Comme nous avons quelques jours devant nous avant de récupérer notre véhicule, nous faisons un petit détour vers Kawau Island. Ca souffle bien, dans les 35 nœuds en vent arrière, il fait gris mais nous sommes heureux car nous péchons notre premier King fish.
Kawau Island est connue pour ses wallabies importés d’Australie et introduits il y a plusieurs décennies mais malgré nos nombreuses balades, nous n’en verrons aucun cette fois-ci.
Dernière escale avant Gulf Harbour : Tiritiri Matangi Island.
Drôle de petite île qui fut complètement déboisée par les colons afin de servir de pâturage. Mais depuis 1994, des volontaires ont planté plus de 250 000 arbres afin que l’île retrouve son aspect initial. A présent, la forêt couvre 60% du territoire. De nombreuses espèces d’oiseaux ont également été réintroduites sur l’île. L’on surnomme à présent Tiritiri « l’île du chant des oiseaux » tellement le ramage de ces derniers est tonitruant.
Nous mouillons dans la très jolie baie de Fishermans Cove mais il nous est impossible de débarquer à terre en raison de la houle et de gros rochers à l’approche de la plage. C’est bien dommage car l’endroit est paradisiaque.
Comme le vent tourne et rend le mouillage inconfortable, nous allons nous réfugier de l’autre côté de l’île devant Hobbs Beach.
Le temps est radieux mais nous grelotons en raison d’un vent du sud qui est bien froid. La vue sur Auckland et ses volcans, notamment Rangitoto, est magnifique. C’est un peu surréaliste d’apercevoir au loin les buildings d’Auckland, ville où nous ne sommes jamais allés.
L’on fait la rencontre d’une sympathique famille kiwi à bord d’un minuscule trimaran.
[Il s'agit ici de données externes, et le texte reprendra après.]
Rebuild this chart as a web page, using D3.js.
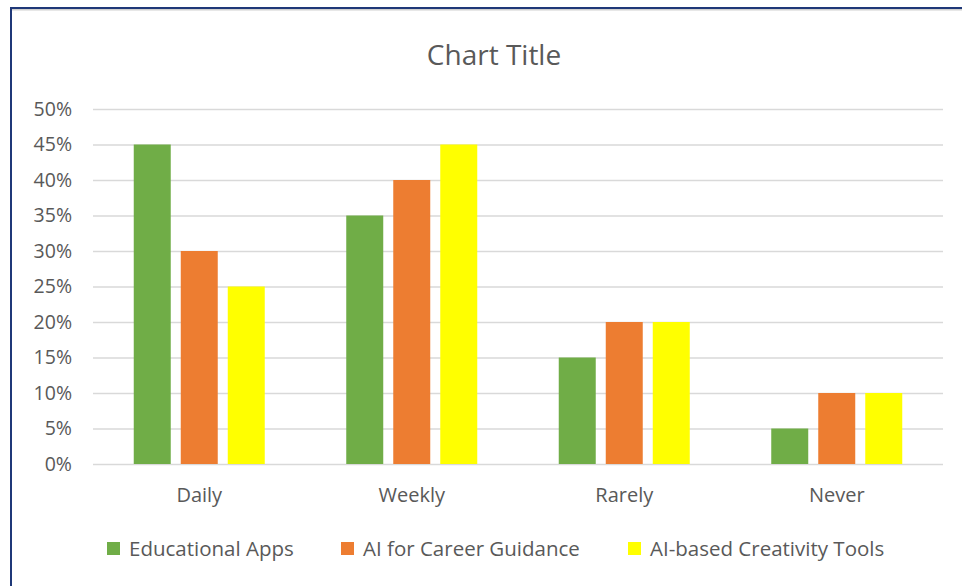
<!DOCTYPE html>
<html><head><meta charset="utf-8">
<script src="https://cdn.jsdelivr.net/npm/d3@7"></script>
<style>body{margin:0;background:#fff;}svg{display:block;font-family:"Open Sans",sans-serif;}</style>
</head><body>
<svg id="c" width="962" height="586"></svg>
<script>
const categories = ["Daily","Weekly","Rarely","Never"];
const seriesNames = ["Educational Apps","AI for Career Guidance","AI-based Creativity Tools"];
const educationalApps = [0.45,0.35,0.15,0.05];
const careerGuidance = [0.30,0.40,0.20,0.10];
const creativityTools = [0.25,0.45,0.20,0.10];
const colors = ["#70ad47","#ed7d31","#ffff00"];
const yTicks = [0,0.05,0.10,0.15,0.20,0.25,0.30,0.35,0.40,0.45,0.50];

const series = [educationalApps, careerGuidance, creativityTools];
const svg = d3.select("#c");
const W = 962, H = 586;
const FONT = "'Open Sans',sans-serif";
const m = {left:93, right:19, top:109, bottom:122};
const x = d3.scaleBand().domain(categories).range([m.left, W-m.right]).paddingInner(0).paddingOuter(0);
const x1 = d3.scaleBand().domain(d3.range(3)).range([0, x.bandwidth()]).paddingInner(0.213).paddingOuter(0.867);
const y = d3.scaleLinear().domain([0,0.5]).range([H-m.bottom, m.top]);

// border
svg.append("line").attr("x1",11).attr("x2",W).attr("y1",9.8).attr("y2",9.8).attr("stroke","#d0d0d0").attr("stroke-width",1.5);
svg.append("line").attr("x1",11).attr("x2",W).attr("y1",8).attr("y2",8).attr("stroke","#1f3878").attr("stroke-width",2);
svg.append("line").attr("x1",11).attr("x2",11).attr("y1",7).attr("y2",H).attr("stroke","#1f3878").attr("stroke-width",2);

// title
svg.append("text").attr("x",494).attr("y",65).attr("text-anchor","middle").attr("font-size",28).attr("fill","#595959").text("Chart Title");

// grid + y axis
const yAxis = d3.axisLeft(y).tickValues(yTicks).tickFormat(d3.format(".0%")).tickSize(-(W-m.left-m.right)).tickPadding(21);
const gy = svg.append("g").attr("transform",`translate(${m.left},0)`).call(yAxis);
gy.select(".domain").remove();
gy.selectAll(".tick line").attr("stroke","#d9d9d9").attr("stroke-width",1.5);
gy.selectAll(".tick text").attr("fill","#595959").attr("font-size",19.5).attr("font-family",FONT);

// x axis
const gx = svg.append("g").attr("transform",`translate(0,${H-m.bottom})`).call(d3.axisBottom(x).tickSize(0).tickPadding(24));
gx.select(".domain").remove();
gx.selectAll(".tick text").attr("fill","#595959").attr("font-size",20).attr("font-family",FONT);

// bars
series.forEach((vals,si)=>{
  svg.append("g").selectAll("rect").data(vals).join("rect")
    .attr("x",(d,i)=>x(categories[i])+x1(si))
    .attr("width",x1.bandwidth())
    .attr("y",d=>y(d))
    .attr("height",d=>y(0)-y(d))
    .attr("fill",colors[si]);
});

// legend
const legX = [107, 341, 628];
const lg = svg.append("g");
seriesNames.forEach((n,i)=>{
  lg.append("rect").attr("x",legX[i]).attr("y",542).attr("width",13).attr("height",13).attr("fill",colors[i]);
  lg.append("text").attr("x",legX[i]+22).attr("y",556).attr("font-size",20.5).attr("fill","#595959").text(n);
});
</script>
</body></html>
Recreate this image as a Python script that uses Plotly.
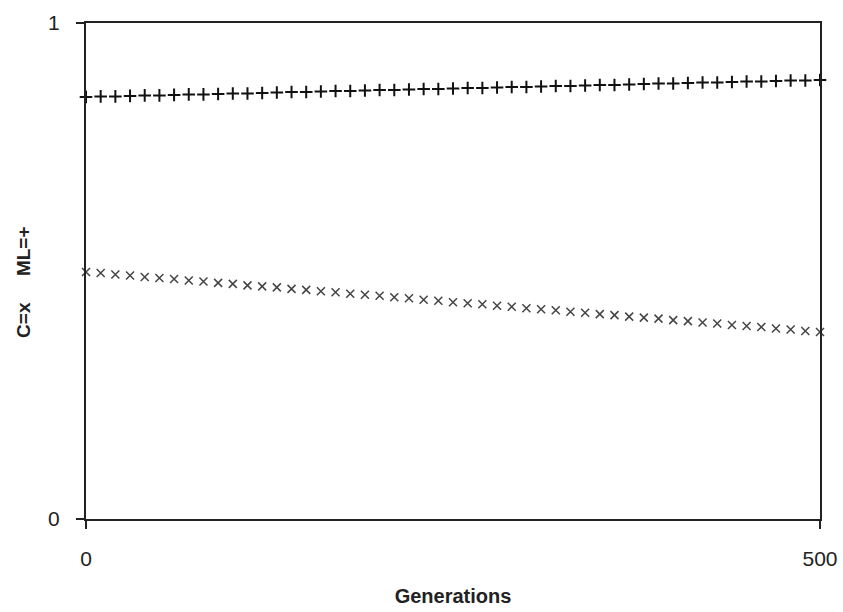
import plotly.graph_objects as go

generations = [i * 10 for i in range(51)]

ml_values = [0.851, 0.852, 0.852, 0.853, 0.854, 0.854, 0.855, 0.856, 0.856, 0.857,
             0.858, 0.858, 0.859, 0.860, 0.861, 0.861, 0.862, 0.863, 0.863, 0.864,
             0.865, 0.865, 0.866, 0.867, 0.867, 0.868, 0.869, 0.869, 0.870, 0.871,
             0.871, 0.872, 0.873, 0.873, 0.874, 0.875, 0.875, 0.876, 0.877, 0.878,
             0.878, 0.879, 0.880, 0.880, 0.881, 0.882, 0.882, 0.883, 0.884, 0.884,
             0.885]

c_values = [0.498, 0.496, 0.493, 0.491, 0.488, 0.486, 0.484, 0.481, 0.479, 0.476,
            0.474, 0.471, 0.469, 0.467, 0.464, 0.462, 0.459, 0.457, 0.454, 0.452,
            0.450, 0.447, 0.445, 0.442, 0.440, 0.437, 0.435, 0.433, 0.430, 0.428,
            0.425, 0.423, 0.421, 0.418, 0.416, 0.413, 0.411, 0.408, 0.406, 0.404,
            0.401, 0.399, 0.396, 0.394, 0.391, 0.389, 0.387, 0.384, 0.382, 0.379,
            0.377]

x_ticks = [0, 500]
x_tick_labels = ["0", "500"]
y_ticks = [0, 1]
y_tick_labels = ["0", "1"]

fig = go.Figure()
fig.add_trace(go.Scatter(
    x=generations, y=ml_values, mode="markers", name="ML",
    marker=dict(symbol="cross-thin", size=9, line=dict(width=2, color="#111")),
    cliponaxis=False,
))
fig.add_trace(go.Scatter(
    x=generations, y=c_values, mode="markers", name="C",
    marker=dict(symbol="x-thin", size=8, line=dict(width=1.5, color="#444")),
    cliponaxis=False,
))

font = "Liberation Sans, Arial, sans-serif"
fig.update_layout(
    width=843, height=612,
    margin=dict(l=86, r=23, t=23, b=93),
    paper_bgcolor="white", plot_bgcolor="white",
    showlegend=False,
    font=dict(family=font, size=21, color="#222"),
    xaxis=dict(
        range=[0, 500], tickvals=x_ticks, ticktext=x_tick_labels,
        showgrid=False, zeroline=False, automargin=False,
        showline=True, mirror=True, linecolor="#222", linewidth=2,
        ticks="outside", ticklen=8, tickwidth=2, tickcolor="#222",
        ticklabelstandoff=12,
        title=dict(text="<b>Generations</b>", font=dict(size=20), standoff=20),
    ),
    yaxis=dict(
        range=[0, 1], tickvals=y_ticks, ticktext=y_tick_labels,
        showgrid=False, zeroline=False, automargin=False,
        showline=True, mirror=True, linecolor="#222", linewidth=2,
        ticks="outside", ticklen=8, tickwidth=2, tickcolor="#222",
        ticklabelstandoff=12,
    ),
    annotations=[dict(
        text="<b>C=x     ML=+</b>", textangle=-90,
        xref="paper", yref="paper", x=-0.0845, y=0.478,
        xanchor="center", yanchor="middle", showarrow=False,
        font=dict(size=19, family=font, color="#222"),
    )],
)

fig.write_html(
    "out.html",
    config={"displayModeBar": False},
    post_script="document.body.style.margin='0';document.body.style.overflow='hidden';",
)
Le lendemain, nous sommes étonnés de ne plus les voir au mouillage malgré l’heure matinale. L’on se dit que l’on n’a pas du comprendre ce qu’ils nous avaient expliqué au sujet de leurs projets. Nous apprendrons plus tard que les rafales de vent les ont fait déraper durant la nuit et qu’en se retrouvant sur le récif, ils ont abimé leurs safrans. Heureusement, ils ont pu rejoindre la marina sains et saufs afin de réparer leur bateau.
Avant de nous diriger vers la marina de Gulf Harbour, nous prenons soin de les appeler afin de les informer de notre arrivée imminente (nous avions déjà confirmé par mail). Petite sueur froide lorsque la gérante nous demande de la rappeler car elle doit s’assurer que la place est libre ! Nous avons déjà réservé et payé notre camping-car qui nous attend dans quelques jours, il faut donc impérativement que nous trouvions un endroit sûr pour laisser Ninamu durant notre absence.
Au final, tout s’arrange, la marina nous trouve une place avec les super yachts et nous pouvons nous amarrer au ponton.